Your objective:
Retype exactly the lines from the line containing "Generate a Python" through the line containing "v_180 = [0.484, 0.478, 0.472, 0.468, 0.463]", both included, and nothing more; skip the pictures.

Data rows:
•••••
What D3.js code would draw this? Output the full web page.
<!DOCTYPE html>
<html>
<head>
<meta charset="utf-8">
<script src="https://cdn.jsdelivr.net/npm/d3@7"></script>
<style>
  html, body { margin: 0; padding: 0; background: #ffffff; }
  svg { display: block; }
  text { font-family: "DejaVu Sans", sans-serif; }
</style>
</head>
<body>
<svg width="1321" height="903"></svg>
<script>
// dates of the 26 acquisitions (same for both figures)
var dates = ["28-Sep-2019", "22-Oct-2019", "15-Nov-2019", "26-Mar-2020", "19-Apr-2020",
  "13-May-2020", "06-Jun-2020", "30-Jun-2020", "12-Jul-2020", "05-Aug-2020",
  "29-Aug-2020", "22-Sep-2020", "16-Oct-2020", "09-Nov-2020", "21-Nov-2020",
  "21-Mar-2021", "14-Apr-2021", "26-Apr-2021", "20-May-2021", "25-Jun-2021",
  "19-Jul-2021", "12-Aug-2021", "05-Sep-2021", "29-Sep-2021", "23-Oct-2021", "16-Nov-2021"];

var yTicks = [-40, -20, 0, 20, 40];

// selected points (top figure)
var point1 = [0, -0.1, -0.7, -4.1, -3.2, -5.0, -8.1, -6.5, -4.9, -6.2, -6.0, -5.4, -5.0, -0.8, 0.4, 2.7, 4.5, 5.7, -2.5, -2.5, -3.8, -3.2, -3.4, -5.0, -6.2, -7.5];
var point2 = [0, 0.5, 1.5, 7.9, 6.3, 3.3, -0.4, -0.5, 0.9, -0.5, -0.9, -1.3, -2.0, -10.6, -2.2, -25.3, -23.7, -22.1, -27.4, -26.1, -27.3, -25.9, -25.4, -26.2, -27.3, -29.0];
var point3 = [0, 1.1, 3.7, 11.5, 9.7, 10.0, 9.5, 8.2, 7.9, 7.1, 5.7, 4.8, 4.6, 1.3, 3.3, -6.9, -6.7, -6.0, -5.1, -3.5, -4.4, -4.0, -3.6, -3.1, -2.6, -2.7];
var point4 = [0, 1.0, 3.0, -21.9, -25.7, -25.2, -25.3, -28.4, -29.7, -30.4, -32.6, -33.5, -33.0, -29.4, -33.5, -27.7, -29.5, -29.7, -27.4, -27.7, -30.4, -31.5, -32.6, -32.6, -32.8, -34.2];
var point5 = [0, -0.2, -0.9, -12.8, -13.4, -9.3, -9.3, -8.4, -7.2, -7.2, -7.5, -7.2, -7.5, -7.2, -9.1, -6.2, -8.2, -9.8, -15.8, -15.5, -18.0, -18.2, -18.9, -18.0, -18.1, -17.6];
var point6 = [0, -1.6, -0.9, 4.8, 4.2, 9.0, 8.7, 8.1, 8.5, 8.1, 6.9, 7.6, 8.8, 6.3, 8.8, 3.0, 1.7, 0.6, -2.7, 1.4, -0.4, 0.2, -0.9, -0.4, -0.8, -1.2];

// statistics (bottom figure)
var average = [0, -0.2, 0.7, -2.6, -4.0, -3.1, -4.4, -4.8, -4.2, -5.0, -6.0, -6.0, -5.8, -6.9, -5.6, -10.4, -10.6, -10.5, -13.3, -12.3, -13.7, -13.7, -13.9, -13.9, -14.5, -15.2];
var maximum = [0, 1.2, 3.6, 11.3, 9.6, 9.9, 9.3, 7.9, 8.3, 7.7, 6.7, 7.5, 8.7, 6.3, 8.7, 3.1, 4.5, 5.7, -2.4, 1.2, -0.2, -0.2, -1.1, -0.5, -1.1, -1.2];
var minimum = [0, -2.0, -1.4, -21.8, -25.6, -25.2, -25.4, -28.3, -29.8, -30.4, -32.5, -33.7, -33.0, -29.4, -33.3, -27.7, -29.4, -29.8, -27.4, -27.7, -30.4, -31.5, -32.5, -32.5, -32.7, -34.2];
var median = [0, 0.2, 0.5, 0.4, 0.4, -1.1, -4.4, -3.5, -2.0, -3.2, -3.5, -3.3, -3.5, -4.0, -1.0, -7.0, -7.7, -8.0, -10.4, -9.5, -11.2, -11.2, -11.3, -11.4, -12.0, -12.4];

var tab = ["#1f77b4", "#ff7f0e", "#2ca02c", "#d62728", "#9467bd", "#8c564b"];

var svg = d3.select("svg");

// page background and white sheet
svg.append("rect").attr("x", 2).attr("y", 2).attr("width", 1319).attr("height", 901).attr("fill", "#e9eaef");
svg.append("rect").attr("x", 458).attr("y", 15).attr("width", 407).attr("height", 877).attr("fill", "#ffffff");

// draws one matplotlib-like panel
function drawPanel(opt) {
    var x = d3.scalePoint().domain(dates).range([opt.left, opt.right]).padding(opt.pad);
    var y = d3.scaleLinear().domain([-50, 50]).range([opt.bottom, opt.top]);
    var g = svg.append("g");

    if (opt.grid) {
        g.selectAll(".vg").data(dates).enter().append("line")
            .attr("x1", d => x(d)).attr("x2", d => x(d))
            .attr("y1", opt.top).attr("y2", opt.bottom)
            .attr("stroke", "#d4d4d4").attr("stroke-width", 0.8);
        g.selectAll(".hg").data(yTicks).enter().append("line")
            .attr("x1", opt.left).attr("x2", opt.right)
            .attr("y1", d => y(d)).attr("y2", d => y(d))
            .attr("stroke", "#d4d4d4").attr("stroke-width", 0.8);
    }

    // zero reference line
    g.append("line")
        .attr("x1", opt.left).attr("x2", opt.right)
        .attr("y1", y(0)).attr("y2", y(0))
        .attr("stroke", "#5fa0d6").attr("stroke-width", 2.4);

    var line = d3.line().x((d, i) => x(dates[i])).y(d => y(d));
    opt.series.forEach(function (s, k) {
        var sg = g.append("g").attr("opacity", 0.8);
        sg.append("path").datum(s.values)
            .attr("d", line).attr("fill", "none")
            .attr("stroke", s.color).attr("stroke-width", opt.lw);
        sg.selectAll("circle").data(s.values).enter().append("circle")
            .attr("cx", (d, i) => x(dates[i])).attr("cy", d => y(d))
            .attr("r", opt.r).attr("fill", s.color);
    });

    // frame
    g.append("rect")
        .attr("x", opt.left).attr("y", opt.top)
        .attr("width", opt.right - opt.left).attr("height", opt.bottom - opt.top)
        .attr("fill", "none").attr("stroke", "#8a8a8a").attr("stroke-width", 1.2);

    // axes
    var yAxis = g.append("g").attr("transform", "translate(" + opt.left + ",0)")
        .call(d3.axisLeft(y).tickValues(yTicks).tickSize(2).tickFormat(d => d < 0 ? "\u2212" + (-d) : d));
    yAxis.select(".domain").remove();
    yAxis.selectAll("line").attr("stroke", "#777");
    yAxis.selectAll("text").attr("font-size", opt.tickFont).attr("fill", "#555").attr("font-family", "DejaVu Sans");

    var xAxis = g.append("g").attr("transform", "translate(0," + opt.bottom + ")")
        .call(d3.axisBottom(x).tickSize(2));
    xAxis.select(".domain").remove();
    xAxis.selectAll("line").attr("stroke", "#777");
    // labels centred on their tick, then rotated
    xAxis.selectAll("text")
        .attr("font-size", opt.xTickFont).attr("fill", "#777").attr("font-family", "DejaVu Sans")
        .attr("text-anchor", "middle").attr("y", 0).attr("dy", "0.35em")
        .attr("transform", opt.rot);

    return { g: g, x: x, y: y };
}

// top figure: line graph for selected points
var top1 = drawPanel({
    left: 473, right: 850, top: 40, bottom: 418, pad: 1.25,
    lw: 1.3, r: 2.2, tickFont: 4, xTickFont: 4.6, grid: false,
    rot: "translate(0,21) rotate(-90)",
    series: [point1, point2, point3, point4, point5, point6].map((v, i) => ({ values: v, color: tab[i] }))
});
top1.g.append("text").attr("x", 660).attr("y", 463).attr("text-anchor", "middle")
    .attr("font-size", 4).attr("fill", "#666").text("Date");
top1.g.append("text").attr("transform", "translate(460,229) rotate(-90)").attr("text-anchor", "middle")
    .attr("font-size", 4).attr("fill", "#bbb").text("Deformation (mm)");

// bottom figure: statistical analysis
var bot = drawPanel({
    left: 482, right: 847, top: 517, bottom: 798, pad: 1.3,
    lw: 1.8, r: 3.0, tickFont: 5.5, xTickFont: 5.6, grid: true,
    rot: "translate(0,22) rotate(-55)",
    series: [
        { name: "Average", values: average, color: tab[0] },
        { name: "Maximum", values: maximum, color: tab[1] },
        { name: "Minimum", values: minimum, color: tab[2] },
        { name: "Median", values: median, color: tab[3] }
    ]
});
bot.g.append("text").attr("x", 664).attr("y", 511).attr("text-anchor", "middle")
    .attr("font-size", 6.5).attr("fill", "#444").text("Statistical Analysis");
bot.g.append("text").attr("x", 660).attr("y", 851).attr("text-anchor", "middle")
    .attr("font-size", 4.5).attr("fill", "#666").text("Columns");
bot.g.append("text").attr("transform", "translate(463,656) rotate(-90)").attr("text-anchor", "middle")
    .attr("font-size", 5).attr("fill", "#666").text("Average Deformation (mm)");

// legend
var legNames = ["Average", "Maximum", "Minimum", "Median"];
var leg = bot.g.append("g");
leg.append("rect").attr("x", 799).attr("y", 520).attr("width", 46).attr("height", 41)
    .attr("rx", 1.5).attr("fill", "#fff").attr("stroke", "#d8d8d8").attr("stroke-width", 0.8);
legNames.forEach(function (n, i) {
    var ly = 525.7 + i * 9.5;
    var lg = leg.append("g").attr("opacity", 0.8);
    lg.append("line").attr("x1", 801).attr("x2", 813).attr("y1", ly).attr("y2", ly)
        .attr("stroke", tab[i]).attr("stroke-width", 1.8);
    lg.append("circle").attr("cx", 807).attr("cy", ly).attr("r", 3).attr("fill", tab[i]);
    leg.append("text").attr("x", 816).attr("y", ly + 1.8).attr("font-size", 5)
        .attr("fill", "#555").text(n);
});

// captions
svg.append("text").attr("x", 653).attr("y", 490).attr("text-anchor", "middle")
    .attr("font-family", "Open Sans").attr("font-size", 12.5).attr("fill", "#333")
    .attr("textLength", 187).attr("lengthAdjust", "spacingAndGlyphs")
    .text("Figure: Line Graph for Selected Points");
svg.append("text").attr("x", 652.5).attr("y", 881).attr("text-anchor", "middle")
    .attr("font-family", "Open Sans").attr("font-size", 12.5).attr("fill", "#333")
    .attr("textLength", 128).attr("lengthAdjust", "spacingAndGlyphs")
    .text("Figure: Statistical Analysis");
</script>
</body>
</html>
•••••
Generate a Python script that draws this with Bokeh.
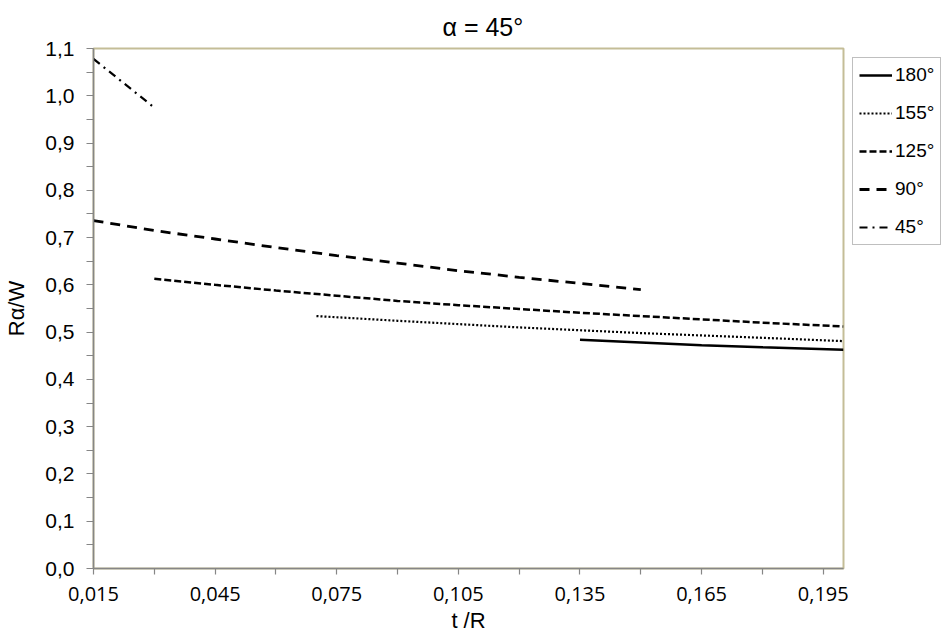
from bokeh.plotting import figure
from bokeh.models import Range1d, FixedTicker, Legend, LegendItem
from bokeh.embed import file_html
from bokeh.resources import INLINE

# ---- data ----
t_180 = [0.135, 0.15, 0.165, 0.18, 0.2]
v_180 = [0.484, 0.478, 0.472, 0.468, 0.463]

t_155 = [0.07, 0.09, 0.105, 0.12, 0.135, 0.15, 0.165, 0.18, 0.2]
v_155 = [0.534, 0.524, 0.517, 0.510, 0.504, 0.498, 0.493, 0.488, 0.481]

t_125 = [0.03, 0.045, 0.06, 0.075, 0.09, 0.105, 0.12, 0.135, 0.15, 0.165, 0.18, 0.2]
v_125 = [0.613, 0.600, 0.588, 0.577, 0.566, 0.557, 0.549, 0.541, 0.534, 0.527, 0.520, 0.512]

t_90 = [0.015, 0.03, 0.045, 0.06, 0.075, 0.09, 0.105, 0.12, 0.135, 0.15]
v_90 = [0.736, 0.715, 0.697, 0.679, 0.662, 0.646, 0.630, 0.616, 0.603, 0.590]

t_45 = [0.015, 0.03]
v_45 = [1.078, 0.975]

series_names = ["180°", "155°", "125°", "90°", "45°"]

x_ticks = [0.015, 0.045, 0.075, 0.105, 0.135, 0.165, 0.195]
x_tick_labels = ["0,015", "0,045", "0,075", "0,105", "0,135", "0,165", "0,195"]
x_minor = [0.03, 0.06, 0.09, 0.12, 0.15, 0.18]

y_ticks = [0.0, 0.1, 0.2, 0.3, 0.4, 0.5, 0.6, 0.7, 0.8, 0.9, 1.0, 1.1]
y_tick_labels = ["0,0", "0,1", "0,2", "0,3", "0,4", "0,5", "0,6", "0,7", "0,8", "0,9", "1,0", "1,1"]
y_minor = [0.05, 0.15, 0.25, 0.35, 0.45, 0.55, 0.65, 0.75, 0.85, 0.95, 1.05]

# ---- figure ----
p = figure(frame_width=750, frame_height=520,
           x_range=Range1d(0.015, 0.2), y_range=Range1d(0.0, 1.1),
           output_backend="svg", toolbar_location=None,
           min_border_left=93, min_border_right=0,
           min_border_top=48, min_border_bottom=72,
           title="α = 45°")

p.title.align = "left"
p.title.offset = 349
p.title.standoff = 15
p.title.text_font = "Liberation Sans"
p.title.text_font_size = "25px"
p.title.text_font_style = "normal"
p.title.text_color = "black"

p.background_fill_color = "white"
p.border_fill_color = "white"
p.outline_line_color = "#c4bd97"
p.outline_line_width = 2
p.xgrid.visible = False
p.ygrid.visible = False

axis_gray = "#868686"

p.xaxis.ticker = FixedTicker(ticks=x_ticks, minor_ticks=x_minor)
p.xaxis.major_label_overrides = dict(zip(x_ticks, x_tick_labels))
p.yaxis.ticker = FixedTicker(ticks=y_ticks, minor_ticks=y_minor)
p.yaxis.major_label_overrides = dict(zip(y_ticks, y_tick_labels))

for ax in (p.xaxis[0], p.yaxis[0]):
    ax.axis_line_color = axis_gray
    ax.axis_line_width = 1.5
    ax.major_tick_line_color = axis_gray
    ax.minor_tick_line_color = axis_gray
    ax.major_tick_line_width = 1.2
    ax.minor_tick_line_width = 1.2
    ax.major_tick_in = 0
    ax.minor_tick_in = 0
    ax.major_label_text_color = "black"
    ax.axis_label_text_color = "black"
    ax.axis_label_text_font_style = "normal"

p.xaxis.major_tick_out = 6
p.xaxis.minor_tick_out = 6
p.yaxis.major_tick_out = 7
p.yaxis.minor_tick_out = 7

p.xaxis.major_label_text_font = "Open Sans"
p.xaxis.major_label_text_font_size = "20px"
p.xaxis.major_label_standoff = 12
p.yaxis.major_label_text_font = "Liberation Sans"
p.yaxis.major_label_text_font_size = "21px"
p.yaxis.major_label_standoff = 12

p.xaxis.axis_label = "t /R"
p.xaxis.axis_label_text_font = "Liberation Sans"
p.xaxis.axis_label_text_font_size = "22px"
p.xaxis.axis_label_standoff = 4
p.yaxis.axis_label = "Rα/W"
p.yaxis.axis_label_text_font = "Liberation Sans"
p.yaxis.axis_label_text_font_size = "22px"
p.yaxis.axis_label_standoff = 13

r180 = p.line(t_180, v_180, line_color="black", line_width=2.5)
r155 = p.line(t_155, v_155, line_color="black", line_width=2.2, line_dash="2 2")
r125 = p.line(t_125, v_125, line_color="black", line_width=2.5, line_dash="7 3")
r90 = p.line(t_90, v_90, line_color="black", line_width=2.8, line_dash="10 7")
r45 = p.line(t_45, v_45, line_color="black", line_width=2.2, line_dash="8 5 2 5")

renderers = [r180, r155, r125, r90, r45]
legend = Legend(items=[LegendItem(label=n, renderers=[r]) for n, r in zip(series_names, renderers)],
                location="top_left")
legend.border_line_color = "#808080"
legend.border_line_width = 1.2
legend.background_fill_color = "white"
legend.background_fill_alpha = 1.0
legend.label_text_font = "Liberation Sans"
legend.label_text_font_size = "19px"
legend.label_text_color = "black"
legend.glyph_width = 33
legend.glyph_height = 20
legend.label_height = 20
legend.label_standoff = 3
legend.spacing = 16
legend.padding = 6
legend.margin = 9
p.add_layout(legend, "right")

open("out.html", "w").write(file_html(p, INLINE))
•••••
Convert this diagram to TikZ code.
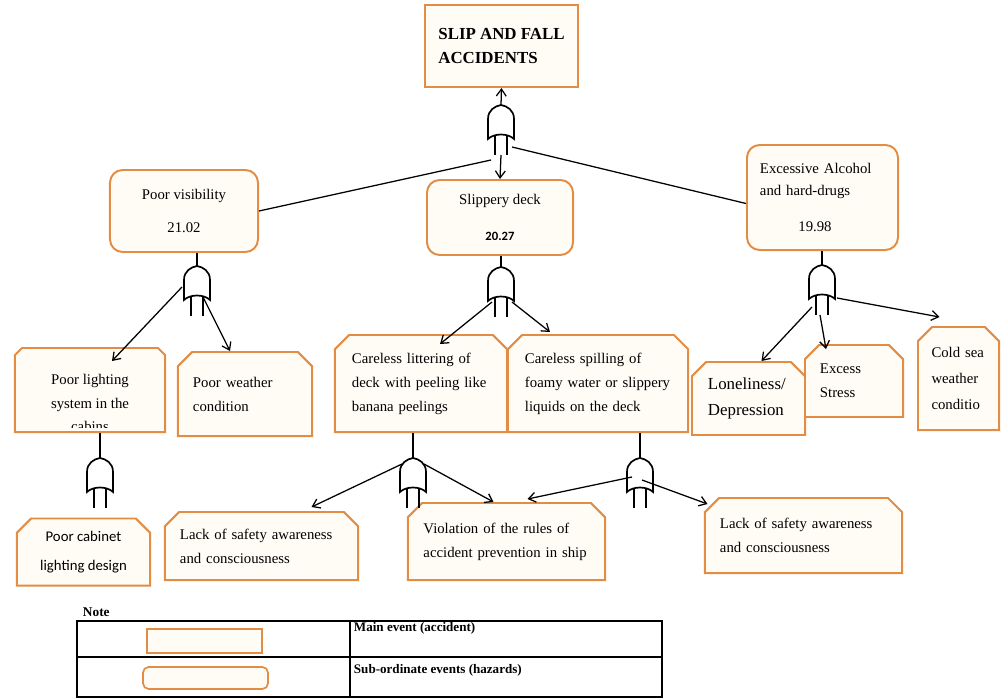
•••••
Exercise output:
Generate a Python script that draws this with Bokeh.
from bokeh.plotting import figure
from bokeh.models import Range1d, FixedTicker, Legend, LegendItem
from bokeh.embed import file_html
from bokeh.resources import INLINE

# ---- data ----
t_180 = [0.135, 0.15, 0.165, 0.18, 0.2]
v_180 = [0.484, 0.478, 0.472, 0.468, 0.463]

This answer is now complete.